Ordered	This property is set to True by the optimizer when other operators in the execution plan require that the data is returned in an order that matches the index’s key columns. When set to False, the optimizer doesn’t care about the order of rows returned, and the Index Scan is free to determine, sometimes at run time, whether or not to use an access method that follows this order. See the main text for more details on this.
Partitioned	This property is present and set to True when the index read by the Index Scan is a partitioned index.
Predicate	When present, this property defines a logical test to be applied to all rows that are read by the index scan. Only rows for which the predicate evaluates to True are returned. When possible, the Index Scan operator will push this predicate into the storage engine to prevent extra roundtrips between the operator and the storage engine. Note that, except for columnstore indexes when rowgroup elimination can apply, a Predicate on an Index Scan does not reduce the amount of rows that is touched by the operator. The difference between the Actual Number of Rows and the Number of Rows Read property (or their estimated counterparts) shows how many rows were read but not returned. This can be used to gauge how useful an index would be that supports the predicate.
Scan Direction	If the Ordered property is True, then this property specifies whether the data has to be returned in normal index order (“FORWARD”) or reverse index order (“BACKWARD”). If the Ordered property is False, then this property is not used. The BACKWARD option is not available for memory-optimized indexes.
Seek Predicates	The Seek Predicates property can only appear on an Index Scan operator if the Object scanned is a partitioned index, and it only supports equality or inequality conditions on an internal column called PtnIdnnnn, where nnnn is a 4-digit number that is unique within the execution plan.
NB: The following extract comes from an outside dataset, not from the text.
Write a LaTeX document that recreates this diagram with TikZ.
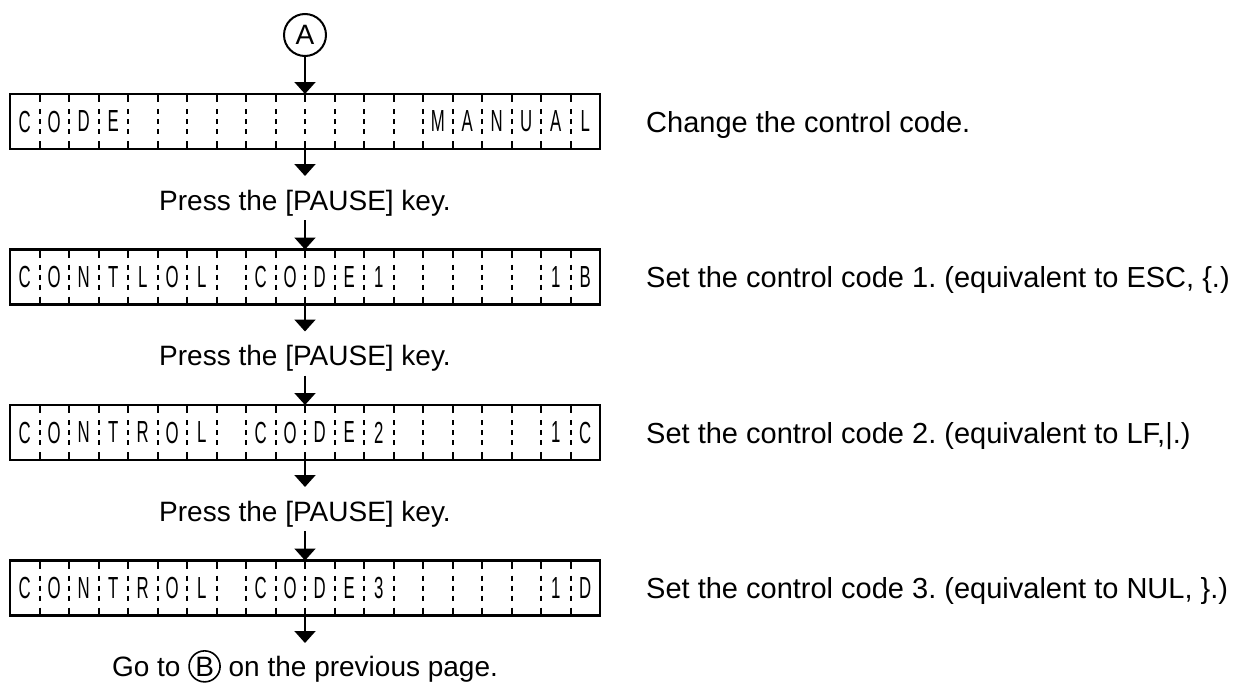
\documentclass[tikz,border=0pt]{standalone}
\usepackage{fontspec}
\setmainfont{Liberation Sans}
\usetikzlibrary{arrows.meta,calc}
\frenchspacing
\newcommand\txtsize{\fontsize{29}{34}\selectfont}
\newcommand\midsize{\fontsize{28}{34}\selectfont}
\newcommand\lcdsize{\fontsize{30.5}{34}\selectfont}
\newcommand\circledB{\tikz[baseline=(cbB.base)]\node[circle,draw,line width=1.6pt,minimum size=31pt,inner sep=0pt](cbB){B};}
\tikzset{
  flowarrow/.style={line width=2pt,-{Triangle[width=21pt,length=12pt]}},
  lcdbox/.style={draw,line width=2.5pt,minimum width=590pt,minimum height=55pt,inner sep=0pt,outer sep=0pt},
  lcddiv/.style={line width=2pt,dash pattern=on 8pt off 7pt on 5pt off 5pt on 5pt off 5pt on 5pt off 7pt on 8pt off 100pt},
  lcdchar/.style={inner sep=0pt,font=\lcdsize},
  note/.style={anchor=base west,inner sep=0pt,font=\txtsize},
  presstext/.style={anchor=base,inner sep=0pt,outer sep=0pt,font=\midsize,text height=34pt,text depth=10pt},
  conn/.style={circle,draw,line width=2pt,minimum size=42pt,inner sep=0pt,outer sep=0pt,font=\midsize},
}
\newcommand\lcdrow[3]{%
  \node[lcdbox] (#1) at (305,#2) {};
  \foreach \ch [count=\i] in {#3} {
    \node[lcdchar] (#1c\i) at ($(#1.west)+(\i*29.5-14.75,0)$) {\scalebox{0.55}[1]{\ch}};
  }
  \foreach \i in {1,...,19} {
    \draw[lcddiv] ($(#1.north west)+(\i*29.5,0)$) -- ($(#1.south west)+(\i*29.5,0)$);
  }
}
\begin{document}
\begin{tikzpicture}[x=1pt,y=-1pt]
\fill[white] (0,0) rectangle (1244,688);
\useasboundingbox (0,0) rectangle (1244,688);
\node[conn] (cA) at (305,35) {A};
\lcdrow{b1}{121.5}{C,O,D,E,{},{},{},{},{},{},{},{},{},{},M,A,N,U,A,L}
\lcdrow{b2}{277}{C,O,N,T,L,O,L,{},C,O,D,E,1,{},{},{},{},{},1,B}
\lcdrow{b3}{432.5}{C,O,N,T,R,O,L,{},C,O,D,E,2,{},{},{},{},{},1,C}
\lcdrow{b4}{588}{C,O,N,T,R,O,L,{},C,O,D,E,3,{},{},{},{},{},1,D}
\node[presstext] (p1) at (305,210) {Press the [PAUSE] key.};
\node[presstext] (p2) at (305,365.5) {Press the [PAUSE] key.};
\node[presstext] (p3) at (305,521) {Press the [PAUSE] key.};
\node[presstext,text height=33pt] (go) at (305,676) {Go to \circledB{} on the previous page.};
\node[note] (s1) at (646,132) {Change the control code.};
\node[note] (s2) at (646,287.5) {Set the control code 1. (equivalent to ESC, \{.)};
\node[note] (s3) at (646,443) {Set the control code 2. (equivalent to LF,|.)};
\node[note] (s4) at (646,598.5) {Set the control code 3. (equivalent to NUL, \}.)};
\draw[flowarrow] (cA) -- (b1);
\draw[flowarrow] (b1) -- (p1);
\draw[flowarrow] (p1) -- (b2);
\draw[flowarrow] (b2) -- (p2);
\draw[flowarrow] (p2) -- (b3);
\draw[flowarrow] (b3) -- (p3);
\draw[flowarrow] (p3) -- (b4);
\draw[flowarrow] (b4) -- (go);
\end{tikzpicture}
\end{document}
This implements partition elimination, where only the indicated partition(s) of the index are scanned.
Table Cardinality	This property shows the number of rows in the index’s table when the plan was last compiled. Note that this is true even for a filtered index, so it cannot be used as an indication of how many rows are read if the Index Scan is allowed to finish. For this, use the Estimated Number of Rows to be Read property instead.

Implicit properties

This table below lists the behavior of the implicit properties for the Index Scan operator.

Property name	Description
Batch Mode enabled	The Index Scan operator supports both row mode and batch mode execution for both RowStore and ColumnStore indexes. For MemoryOptimized indexes, only row mode execution is supported.
Blocking	The Index Scan operator is non-blocking.
Memory requirement	The Index Scan operator does not have any special memory requirement.
Order-preserving	The Index Scan operator imposes an order if the Ordered property is set to true. If Ordered is set to false, then the operator is assumed to return data in an unreliable order, even though in some cases the actual access methods happen to always return data ordered.
Parallelism aware	When the Index Scan operator is running in a parallel section of an execution plan, it uses the “Parallel Page Supplier” method described above.
Segment aware	The Index Scan operator is not segment aware.